Discrimination against military to become crime

Kim Sengupta
Tuesday, 20 May 2008

The Government is to bring in new laws making it a criminal offence to discriminate against people in military uniform and impose extra penalties on those convicted of assault or harassment of service personnel.

The new legislation will be among 40 recommendations in a report adopted by the Government, including an Armed Forces Day bank holiday and a drive to enrol state school pupils into cadet forces.

The report, National Recognition of our Armed Forces, was compiled by the MP Quentin Davies at the request of the Prime Minister, Gordon Brown, and attempts to address what is seen as a lack of knowledge about the military.

The study suggests that the media and parliamentarians should have more open access to military personnel and an officer should be stationed at the House of Commons to give technical advice to MPs over laws involving the services. There are further recommendations for raising awareness about the military in the national curriculum and holding homecoming parades for troops returning from combat zones.

The introduction of the new laws, the most controversial of the measures, follows a small number of high-profile incidents in which service personnel have been barred from premises and others abused in public.

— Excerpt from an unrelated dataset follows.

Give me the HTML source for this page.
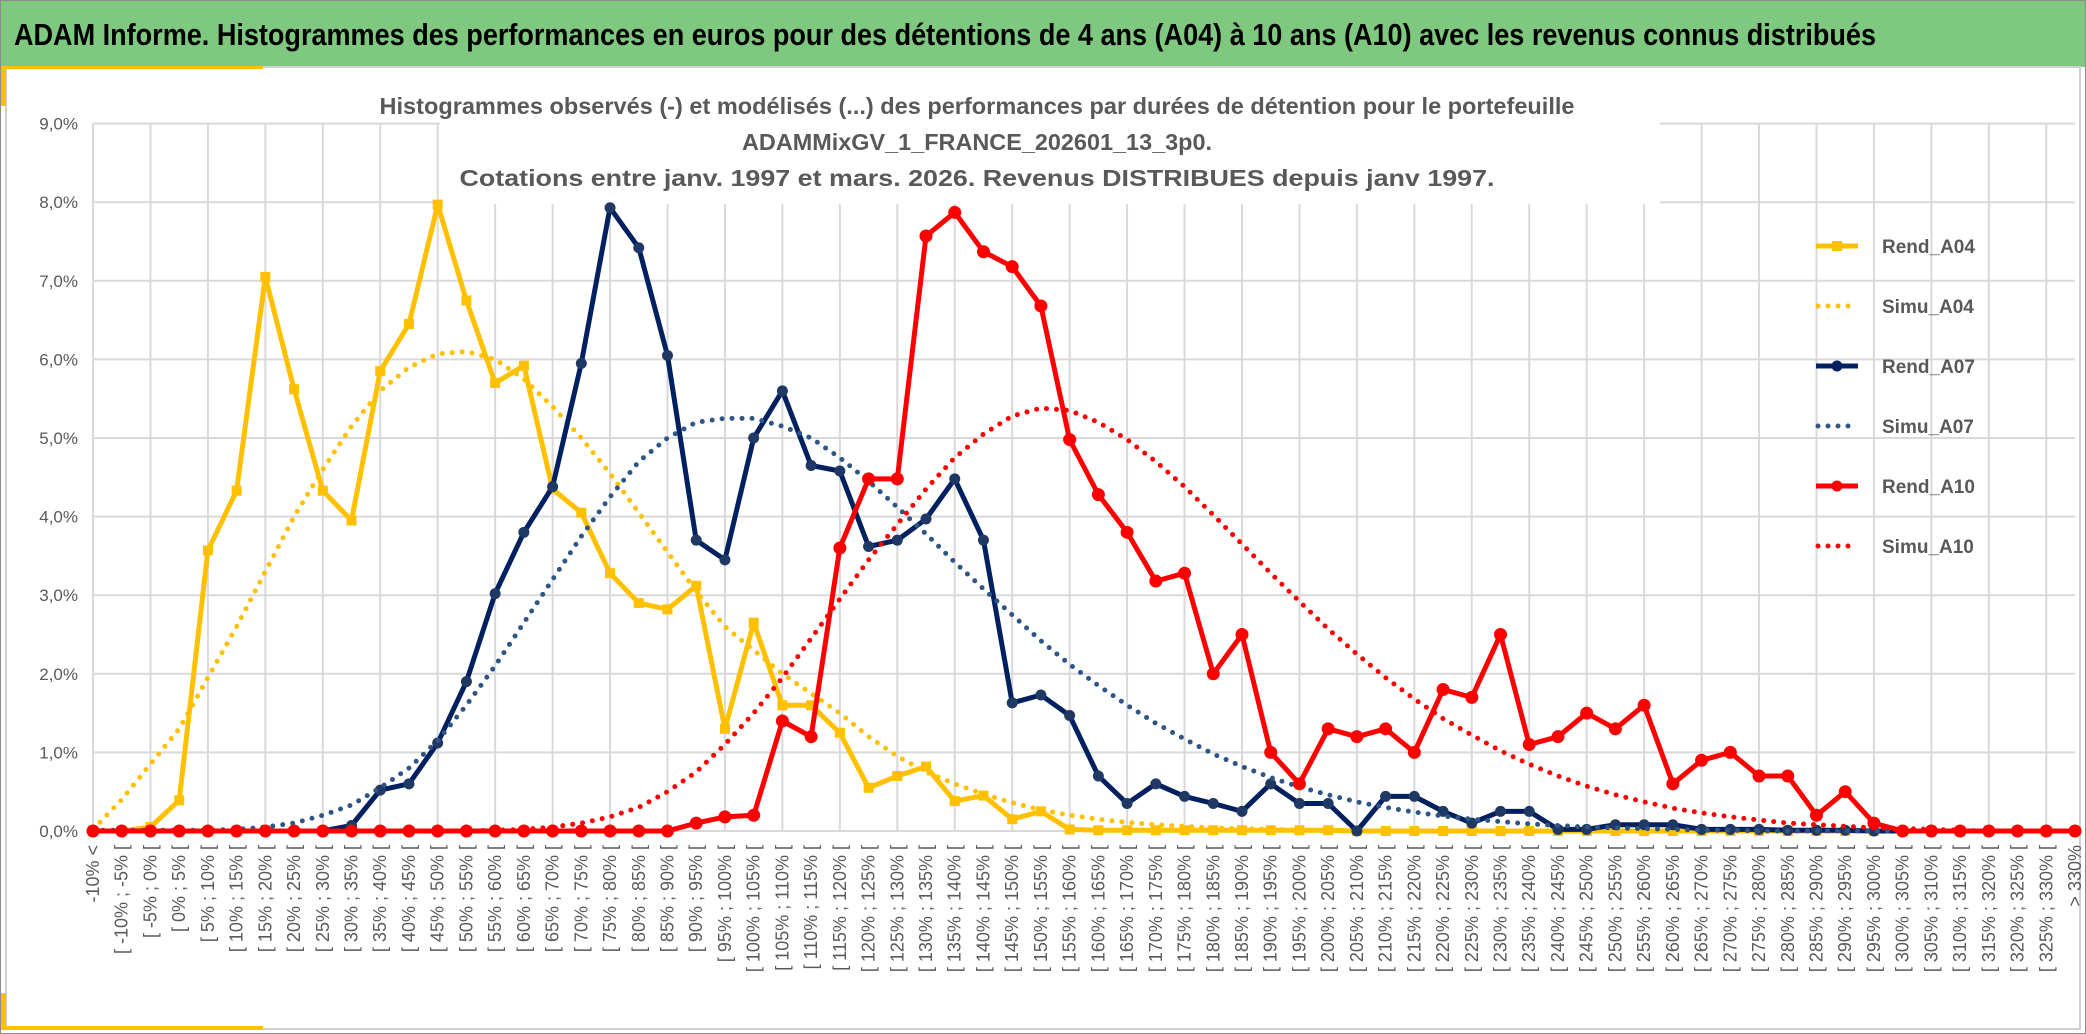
<!DOCTYPE html>
<html><head><meta charset="utf-8"><style>
html,body{margin:0;padding:0;background:#fff;}
svg{display:block;font-family:"Liberation Sans",sans-serif;}
</style></head><body>
<svg id="chart" width="2086" height="1034" viewBox="0 0 2086 1034" xmlns="http://www.w3.org/2000/svg">
<rect x="0.5" y="0.5" width="2085" height="1033" fill="#fff" stroke="#8c8c8c"/>
<rect x="1" y="1" width="2084" height="66" fill="#7ec87f"/>
<text x="14" y="45" font-size="31" font-weight="bold" fill="#000" textLength="1862" lengthAdjust="spacingAndGlyphs">ADAM Informe. Histogrammes des performances en euros pour des détentions de 4 ans (A04) à 10 ans (A10) avec les revenus connus distribués</text>
<rect x="6" y="67" width="2074" height="962" fill="none" stroke="#d0d0d0" stroke-width="2"/>
<rect x="1" y="66" width="262" height="3" fill="#ffc000"/>
<rect x="1" y="66" width="5" height="40" fill="#ffc000"/>
<rect x="1" y="1026" width="262" height="4" fill="#ffc000"/>
<rect x="1" y="993" width="5" height="37" fill="#ffc000"/>
<g id="grid"></g>
<rect x="440" y="86" width="1220" height="118" fill="#fff"/>
<g fill="#595959" font-size="23" font-weight="bold" text-anchor="middle">
<text x="977" y="114" textLength="1195" lengthAdjust="spacingAndGlyphs">Histogrammes observés (-) et modélisés (...) des performances par durées de détention pour le portefeuille</text>
<text x="977" y="150" textLength="470" lengthAdjust="spacingAndGlyphs">ADAMMixGV_1_FRANCE_202601_13_3p0.</text>
<text x="977" y="186" textLength="1035" lengthAdjust="spacingAndGlyphs">Cotations entre janv. 1997 et mars. 2026. Revenus DISTRIBUES depuis janv 1997.</text>
</g>
<g id="axes"></g>
<g id="series"></g>
<g id="legend"></g>
</svg>
<script>
const yTicks = [0,1,2,3,4,5,6,7,8,9];
const categories = ["-10%  <"];
for (let a = -10; a < 330; a += 5) categories.push("[ " + a + "% ; " + (a + 5) + "% [");
categories.push("> 330%");
const rendA04 = [0,0,0.05,0.39,3.57,4.33,7.05,5.62,4.33,3.95,5.85,6.45,7.97,6.75,5.7,5.92,4.35,4.05,3.28,2.9,2.82,3.12,1.3,2.65,1.6,1.6,1.25,0.55,0.7,0.82,0.38,0.45,0.15,0.25,0.02,0.01,0.01,0.01,0.01,0.01,0.01,0.01,0.01,0.01,0,0,0,0,0,0,0,0,0,0,0,0,0,0,0,0,0,0,0,0,0,0,0,0,0,0];
const simuA04 = [0.02,0.4,0.85,1.3,1.95,2.6,3.3,4.0,4.6,5.15,5.6,5.9,6.07,6.1,6.0,5.75,5.4,5.0,4.55,4.05,3.55,3.05,2.6,2.3,2.0,1.75,1.5,1.2,0.95,0.75,0.6,0.47,0.36,0.27,0.2,0.15,0.11,0.08,0.06,0.04,0.03,0.02,0.01,0,0,0,0,0,0,0,0,0,0,0,0,0,0,0,0,0,0,0,0,0,0,0,0,0,0,0];
const rendA07 = [0,0,0,0,0,0,0,0,0,0.07,0.52,0.6,1.12,1.9,3.02,3.8,4.38,5.95,7.93,7.42,6.05,3.7,3.45,5.0,5.6,4.65,4.58,3.62,3.7,3.97,4.48,3.7,1.63,1.73,1.47,0.7,0.35,0.6,0.44,0.35,0.25,0.6,0.35,0.35,0,0.44,0.44,0.25,0.1,0.25,0.25,0.02,0.02,0.08,0.08,0.08,0.02,0.02,0.02,0.01,0.01,0.01,0,0,0,0,0,0,0,0];
const simuA07 = [0.01,0.01,0.01,0.01,0.01,0.02,0.05,0.1,0.2,0.33,0.55,0.8,1.15,1.6,2.1,2.65,3.2,3.75,4.25,4.7,5.0,5.2,5.25,5.25,5.15,5.0,4.75,4.45,4.12,3.78,3.42,3.08,2.75,2.42,2.12,1.85,1.6,1.37,1.17,0.98,0.82,0.68,0.56,0.46,0.37,0.3,0.24,0.19,0.15,0.12,0.09,0.07,0.05,0.04,0.03,0.02,0.01,0.01,0,0,0,0,0,0,0,0,0,0,0,0];
const rendA10 = [0,0,0,0,0,0,0,0,0,0,0,0,0,0,0,0,0,0,0,0,0,0.1,0.18,0.2,1.4,1.2,3.6,4.48,4.48,7.57,7.87,7.37,7.18,6.68,4.98,4.28,3.8,3.18,3.28,2.0,2.5,1.0,0.6,1.3,1.2,1.3,1.0,1.8,1.7,2.5,1.1,1.2,1.5,1.3,1.6,0.6,0.9,1.0,0.7,0.7,0.2,0.5,0.1,0,0,0,0,0,0,0];
const simuA10 = [0,0,0,0,0,0,0,0,0,0,0,0,0,0,0.01,0.02,0.05,0.1,0.18,0.3,0.5,0.75,1.1,1.5,1.95,2.45,2.95,3.45,3.9,4.35,4.75,5.05,5.28,5.38,5.35,5.2,4.98,4.7,4.38,4.02,3.65,3.28,2.92,2.57,2.25,1.95,1.68,1.43,1.22,1.02,0.85,0.7,0.57,0.46,0.37,0.29,0.23,0.18,0.14,0.1,0.08,0.06,0.04,0.03,0.02,0.01,0,0,0,0];
const seriesNames = ["Rend_A04","Simu_A04","Rend_A07","Simu_A07","Rend_A10","Simu_A10"];

const NS = "http://www.w3.org/2000/svg";
const X0 = 93, X1 = 2075, Y0 = 831, PER = 78.6;
const xs = i => X0 + i * (X1 - X0) / (categories.length - 1);
const ys = v => Y0 - v * PER;
function mk(tag, attrs, parent) {
  const e = document.createElementNS(NS, tag);
  for (const k in attrs) e.setAttribute(k, attrs[k]);
  parent.appendChild(e);
  return e;
}
const grid = document.getElementById('grid');
yTicks.forEach(t => {
  const l = mk('line', {x1: X0, x2: X1, y1: ys(t), y2: ys(t), stroke: '#d9d9d9', 'stroke-width': 2}, grid);
  
  
});
categories.forEach((c, i) => {
  if (i % 2 === 0) {
    const l = mk('line', {x1: xs(i), x2: xs(i), y1: ys(9), y2: Y0, stroke: '#d9d9d9', 'stroke-width': 2}, grid);
    
    
  }
});
const axes = document.getElementById('axes');
yTicks.forEach(t => {
  const tx = mk('text', {x: 78, y: ys(t) + 6, 'text-anchor': 'end', 'font-size': 17, fill: '#595959'}, axes);
  tx.textContent = t.toFixed(1).replace('.', ',') + '%';
  
  
});
categories.forEach((c, i) => {
  const x = xs(i) + 6, y = 845;
  const tx = mk('text', {x: x, y: y, 'text-anchor': 'end', 'font-size': 18, fill: '#595959', transform: `rotate(-90 ${x} ${y})`}, axes);
  tx.textContent = c;
  
  
});
const sg = document.getElementById('series');
function pts(arr) { return arr.map((v, i) => xs(i).toFixed(1) + ',' + ys(v).toFixed(1)).join(' '); }
function drawSolid(arr, color, mcolor, shape, name) {
  const g = mk('g', {}, sg);
  
  
  mk('polyline', {points: pts(arr), fill: 'none', stroke: color, 'stroke-width': 5, 'stroke-linejoin': 'round'}, g);
  arr.forEach((v, i) => {
    let m;
    if (shape === 'square') m = mk('rect', {x: xs(i) - 5, y: ys(v) - 5, width: 10, height: 10, fill: mcolor}, g);
    else m = mk('circle', {cx: xs(i), cy: ys(v), r: shape === 'big' ? 6.5 : 5.5, fill: mcolor}, g);
    
    
  });
}
function drawDotted(arr, color, name) {
  const p = mk('polyline', {points: pts(arr), fill: 'none', stroke: color, 'stroke-width': 5, 'stroke-linecap': 'round', 'stroke-dasharray': '0 10'}, sg);
  
  
}
drawSolid(rendA04, '#ffc000', '#ffc000', 'square', 'rend-a04-series');
drawDotted(simuA04, '#ffc000', 'simu-a04-series');
drawSolid(rendA07, '#002060', '#203864', 'circle', 'rend-a07-series');
drawDotted(simuA07, '#2f5587', 'simu-a07-series');
drawSolid(rendA10, '#ff0000', '#ff0000', 'big', 'rend-a10-series');
drawDotted(simuA10, '#ff0000', 'simu-a10-series');

const lg = document.getElementById('legend');
const lcol = ['#ffc000','#ffc000','#002060','#2f5587','#ff0000','#ff0000'];
seriesNames.forEach((n, k) => {
  const y = 246 + k * 60;
  const g = mk('g', {}, lg);
  
  
  if (k % 2 === 0) {
    mk('line', {x1: 1816, x2: 1858, y1: y, y2: y, stroke: lcol[k], 'stroke-width': 5}, g);
    if (k === 0) mk('rect', {x: 1832, y: y - 5, width: 10, height: 10, fill: lcol[k]}, g);
    else mk('circle', {cx: 1837, cy: y, r: 5.5, fill: lcol[k]}, g);
  } else {
    mk('line', {x1: 1818, x2: 1858, y1: y, y2: y, stroke: lcol[k], 'stroke-width': 5, 'stroke-linecap': 'round', 'stroke-dasharray': '0 10'}, g);
  }
  const t = mk('text', {x: 1882, y: y + 7, 'font-size': 19, 'font-weight': 'bold', fill: '#595959'}, g);
  t.textContent = n;
});
</script>
</body></html>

In one instance, an Army officer in uniform was refused entry to Harrods department store on Remembrance Day and, on another occasion, RAF personnel were abused on a street in Peterborough.

Existing legislation covers cases of harassment and intimidation, but the report suggests that targeting the military should be viewed as an aggravating factor to be considered in sentencing. The Armed Forces minister, Bob Ainsworth, said that talks will be held with the Crown Prosecution Service over the legislation.

The National Union of Teachers voted at its annual conference this year to oppose military recruitment in schools because it often employed "misleading propaganda". Mr Ainsworth insisted that motions passed by the NUT "did not necessarily reflect the views of all schools and teachers and this would not be detrimental" to the setting up of cadet forces at state schools.

Ed Balls, the Secretary of State for Children, Schools, and said: "I believe Combined Cadet Forces can make a huge difference ... This is not just about recruitment, this is about personal development and educational opportunities."

Nick Harvey, the Liberal Democrat defence spokesman, said: "An Armed Forces Day is welcome, but it will ring hollow for those forces families who put up with sub-standard housing."